The border between Turkey and Iraq
The 'good-for-nothing mountains' that border Iraq and Turkey
Even the grinning shoe-shine boys, their eyes like polished leather, who normally gather outside the town's hotels, took shelter beneath the veranda of a bar where men smashed wooden discs on giant backgammon boards, smoking furiously, and never said a word.

Occasionally, a teenager on a moped, its seat covered with wolf-skins, ventured out into the downpour, or slim girls, veiled from the ankles to their eyes in black cotton, arm-in-arm beneath outsized umbrellas, their high heeled boots like stilts above the mud.

One morning, when the rain eased, we ventured down the road to visit Noah's grave. Even in the rain, men were washing down the marbled courtyard surrounding the tomb - a tall, rectangular building, inlaid with beautiful tiles.

A deal done

The tomb itself is that of a giant, nine metres long, and is made of wood inlaid with verses from the Koran. If you put your hand on it, a heat seems to rise.

All around, the room is carpeted. When we arrived, a man was praying in a deep voice. When we left, veiled women took our place, to pray here on their way to the nearby mosque.

This is a Muslim place, but Noah is recognised as a prophet by all the world's religions, said the inscription outside.

Before I knew what I was doing, we were shaking hands - my unsuspecting boys will have beautiful, dark-haired Kurdish wives
Across the street, we were invited to drink tea in a small shop. No tourist paraphernalia about Noah here, not even a postcard, only shelves of cheap porcelain and metal objects made in China.

I bought a clockwork helicopter musical box for my baby son, which plays as the rotors turn, and talked with the Kurdish owner. He has four daughters. I have four sons.

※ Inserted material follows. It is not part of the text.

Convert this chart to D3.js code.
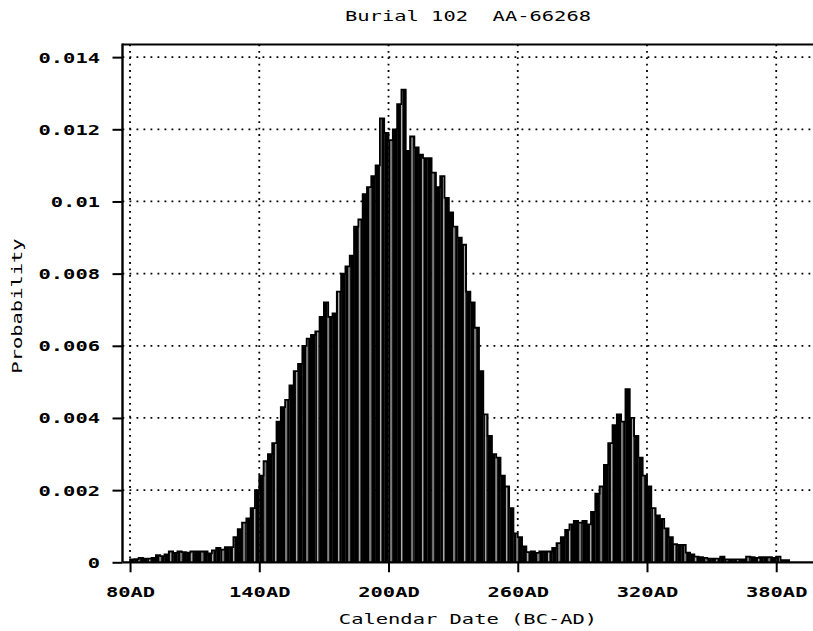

Before I knew what I was doing, we were shaking hands. The shop erupted with laughter. The deal was done. My unsuspecting boys will have beautiful, dark-haired Kurdish wives. Like Noah.

Checkpoint

After a week here, our sense of claustrophobia from the rising waters was compounded by the fact that we could not move. The Turkish-Iraqi border ahead of us is a closed military zone. Some 15,000 men and 300 tanks of the Turkish second army are billeted beyond the last checkpoint, waiting for the order to cross into Iraq.

We tried another road towards the border, this time from Silopi. This time we were escorted right into a small military camp, and invited to tea with the commander.

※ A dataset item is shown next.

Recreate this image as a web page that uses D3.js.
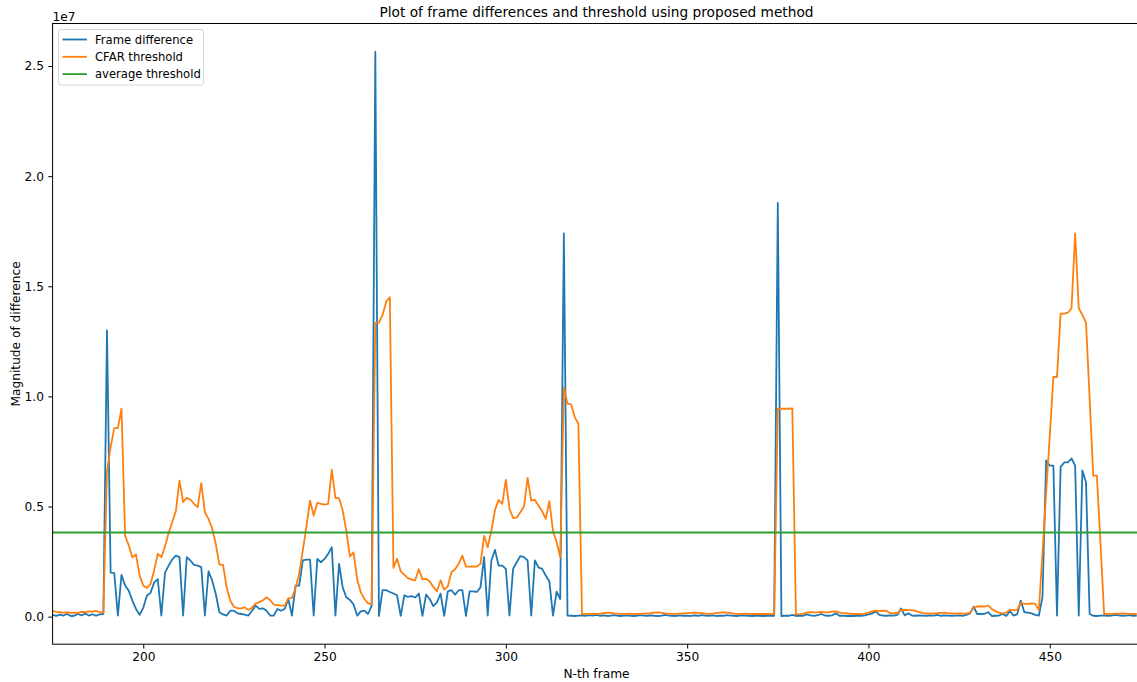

Below the road, the Tigris thundered southwards, with its cargo of muddy, red-brown water to wash the wounds of the people of Baghdad
The border here is dwarfed by the 'good-for-nothing' mountains, on the Iraqi side, as the Turks call them - out of fear of the snow and the Kurdish guerrillas who are said to infest them.

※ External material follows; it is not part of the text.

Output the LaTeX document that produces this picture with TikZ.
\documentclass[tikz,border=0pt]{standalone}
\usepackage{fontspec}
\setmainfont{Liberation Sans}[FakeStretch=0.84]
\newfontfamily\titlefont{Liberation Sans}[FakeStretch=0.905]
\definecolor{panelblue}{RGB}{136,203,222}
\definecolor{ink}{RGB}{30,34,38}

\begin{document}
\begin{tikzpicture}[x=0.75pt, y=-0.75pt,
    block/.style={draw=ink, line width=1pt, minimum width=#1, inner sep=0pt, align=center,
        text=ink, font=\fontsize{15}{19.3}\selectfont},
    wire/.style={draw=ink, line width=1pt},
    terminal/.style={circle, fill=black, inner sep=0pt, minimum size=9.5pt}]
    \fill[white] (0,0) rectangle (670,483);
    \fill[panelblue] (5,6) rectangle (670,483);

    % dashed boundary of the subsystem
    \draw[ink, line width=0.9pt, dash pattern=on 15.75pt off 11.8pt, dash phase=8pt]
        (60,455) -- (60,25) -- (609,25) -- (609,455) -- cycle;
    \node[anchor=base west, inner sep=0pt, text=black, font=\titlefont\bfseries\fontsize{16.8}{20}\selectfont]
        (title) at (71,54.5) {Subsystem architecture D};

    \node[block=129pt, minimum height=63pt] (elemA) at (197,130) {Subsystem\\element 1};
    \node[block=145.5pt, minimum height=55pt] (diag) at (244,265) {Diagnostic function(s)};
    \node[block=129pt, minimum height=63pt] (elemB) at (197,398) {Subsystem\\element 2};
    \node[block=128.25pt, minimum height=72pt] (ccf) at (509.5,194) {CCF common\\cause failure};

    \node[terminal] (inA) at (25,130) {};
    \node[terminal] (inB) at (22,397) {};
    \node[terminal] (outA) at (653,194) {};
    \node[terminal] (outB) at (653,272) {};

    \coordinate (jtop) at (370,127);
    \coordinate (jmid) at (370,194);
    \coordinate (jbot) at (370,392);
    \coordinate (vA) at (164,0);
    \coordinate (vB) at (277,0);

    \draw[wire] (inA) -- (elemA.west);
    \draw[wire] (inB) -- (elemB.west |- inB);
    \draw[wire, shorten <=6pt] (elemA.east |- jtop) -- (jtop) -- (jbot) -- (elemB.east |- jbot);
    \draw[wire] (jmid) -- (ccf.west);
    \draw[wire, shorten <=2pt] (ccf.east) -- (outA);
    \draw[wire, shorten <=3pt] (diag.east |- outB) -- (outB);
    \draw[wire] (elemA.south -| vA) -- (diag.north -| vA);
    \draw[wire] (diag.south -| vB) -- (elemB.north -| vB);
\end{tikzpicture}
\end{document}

The commander showed us the mountains on the bottom three inches of a secret military map. But only the bottom three inches. The rest was covered by carefully closed blinds. "One day, we would like to call them the 'good for something' mountains," the commander said.

He has been stuck here for two years at the meeting point of the Turkish, Syrian and Iraqi borders - the 'devil's triangle', the soldiers call it. In that time, he has planted 450 trees to keep his men busy and to make the bleak landscape more hospitable. Only a few more years, we reply, and you could have a forest.

On the way back, a boy at the roadside flagged us down by lifting something yellow repeatedly to his nose. We bought from him his entire supply of sweet-scented dwarf daffodils. By now, it was raining mud - the residue of the sandstorms raging further south in the Syrian and Iraqi deserts.

We tried to drive north a little, towards Sirnak - which means city of Nuh, that is, Noah. At the Kasrik pass, the always polite, but firm Turkish soldiers turned us back. But not before we had feasted on tea and Turkish delight with them, washed down with the sweet waters of the spring beside which they had thoughtfully positioned their armoured vehicle.

Below the road, the Tigris thundered southwards, with its cargo of muddy, red-brown water to wash the wounds of the people of Baghdad.